Reputation matters mostly for the weaker of the two actors in the marketplace. The other is calling the shots remember.

So back to my analogy: how many times do you hear a man being interested in whom a woman dated before.., as a stamp of approval? In most cases they don’t even want to know. I know I don’t!

For women though it matters. A lot! If you date a celebrity that’s it: your dating life is sorted for life. In fact, your total effort to output (the ROI equivalent in the business world) will be much higher in the longer term if you pit all your effort in dating someone who gives you that endorsement.  From then on the effort drops exponentially.

In geek talk that’s called onboarding. And it’s the biggest obstacle for most marketplaces to overcome: allowing their users to break that catch-22 of wining to get a reputation, which in turn they need in order to win.

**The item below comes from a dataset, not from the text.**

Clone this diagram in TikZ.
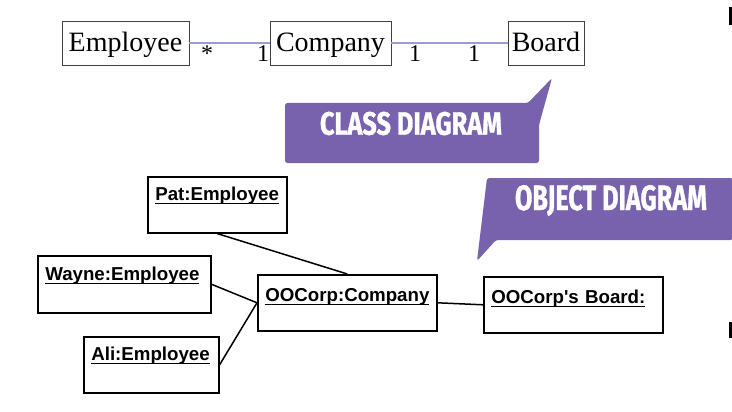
\documentclass[tikz,border=0pt]{standalone}
\usepackage{graphicx}
\usepackage{fontspec}
\setmainfont{Liberation Serif}
\newfontfamily\serifx{Liberation Serif}
\newfontfamily\sansx{Liberation Sans}
\newfontfamily\callfont{Fira Sans}[FakeBold=1.2]
\definecolor{callpurple}{RGB}{120,98,174}
\definecolor{assoc}{RGB}{156,156,212}
\newcommand\objul[1]{\setbox0\hbox{#1}\rlap{\rule[-3.4pt]{\wd0}{1.3pt}}\box0}
\begin{document}
\begin{tikzpicture}[x=1pt,y=-1pt,
  classbox/.style={draw=black!75, line width=0.9pt, inner sep=0pt, minimum height=44pt,
    text height=20pt, text depth=2pt, font=\serifx\fontsize{28}{30}\selectfont},
  mult/.style={anchor=base, inner sep=0pt, font=\serifx\fontsize{24}{26}\selectfont},
  assocline/.style={draw=assoc, line width=2pt},
  objbox/.style={draw=black, line width=1.6pt, anchor=north west, inner xsep=7.5pt,
    inner ysep=0pt, align=left, font=\sansx\bfseries\fontsize{18.7}{20}\selectfont},
  link/.style={draw=black, line width=1.5pt},
  callout/.style={fill=callpurple, draw=none, rounded corners=2.5pt},
  calltext/.style={text=white, inner sep=0pt}
]
\useasboundingbox (0,0) rectangle (732,412);

% class diagram
\node[classbox, minimum width=127pt] (employee) at (125.5,43) {Employee};
\node[classbox, minimum width=121pt] (company) at (330.5,43) {Company};
\node[classbox, minimum width=76pt] (board) at (546,43) {Board};
\draw[assocline] (employee.east) -- (company.west);
\draw[assocline] (company.east) -- (board.west);
\node[mult] (mstar) at (207,62) {*};
\node[mult] (mone) at (263,62) {1};
\node[mult] (mtwo) at (415,62) {1};
\node[mult] (mthree) at (474,62) {1};

% callouts
\fill[callout] (285,103) -- (528,103) -- (552,78) -- (539,125) -- (539,163) -- (285,163) -- cycle;
\node[calltext] (classlabel) at (411,123.5) {\resizebox{182pt}{23pt}{\callfont\bfseries CLASS DIAGRAM}};
\fill[callout] (487,178) -- (733,178) -- (733,240) -- (496,240) -- (477,261) -- cycle;
\node[calltext] (objlabel) at (611,200.5) {\resizebox{192pt}{25pt}{\callfont\bfseries OBJECT DIAGRAM}};

% object diagram
\node[objbox, text width=124pt, text height=24pt, text depth=32pt] (pat) at (147,176) {\objul{Pat:Employee}};
\node[objbox, text width=158pt, text height=25pt, text depth=32pt] (wayne) at (37,255) {\objul{Wayne:Employee}};
\node[objbox, text width=164pt, text height=27pt, text depth=29pt] (oocorp) at (257,274) {\objul{OOCorp:Company}};
\node[objbox, text width=120pt, text height=24pt, text depth=32pt] (ali) at (83,336) {\objul{Ali:Employee}};
\node[objbox, text width=164pt, text height=27pt, text depth=29pt] (ooboard) at (483,276) {\objul{OOCorp's Board:}};
\draw[link] (pat.south) -- (oocorp.north);
\draw[link] (wayne.east) -- (oocorp.west);
\draw[link] (ali.east) -- (oocorp.west);
\draw[link] (oocorp.east) -- (ooboard.west);

% edge marks
\fill[black] (729,7) rectangle (732,25);
\fill[black] (729,322) rectangle (732,338);
\end{tikzpicture}
\end{document}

So reputation matters and it matters more to those who call the shots.

Ending remarks 

My conclusion from all of this is not to take the micky out of dating or marketplaces, or be derogatory to anyone, male or female. Its purely from a perspective of helping entrepreneurs who are out to create marketlace businesses – which is one the of the best businesses albeit one of the toughest to create – by sharing my learning and observation. Marketplaces are complex beasts with lots of moving parts. But the good news is that they resemble and reflect basic human nature. Studying the dating dynamics will give you more chances of succeeded in tweaking the three main defining levers of marketplaces: economics, emotion and reputation.

And if not: well maybe you’ll become a better date! That’s not bad either. Unless your married, in which case pass the learnings to your siblings.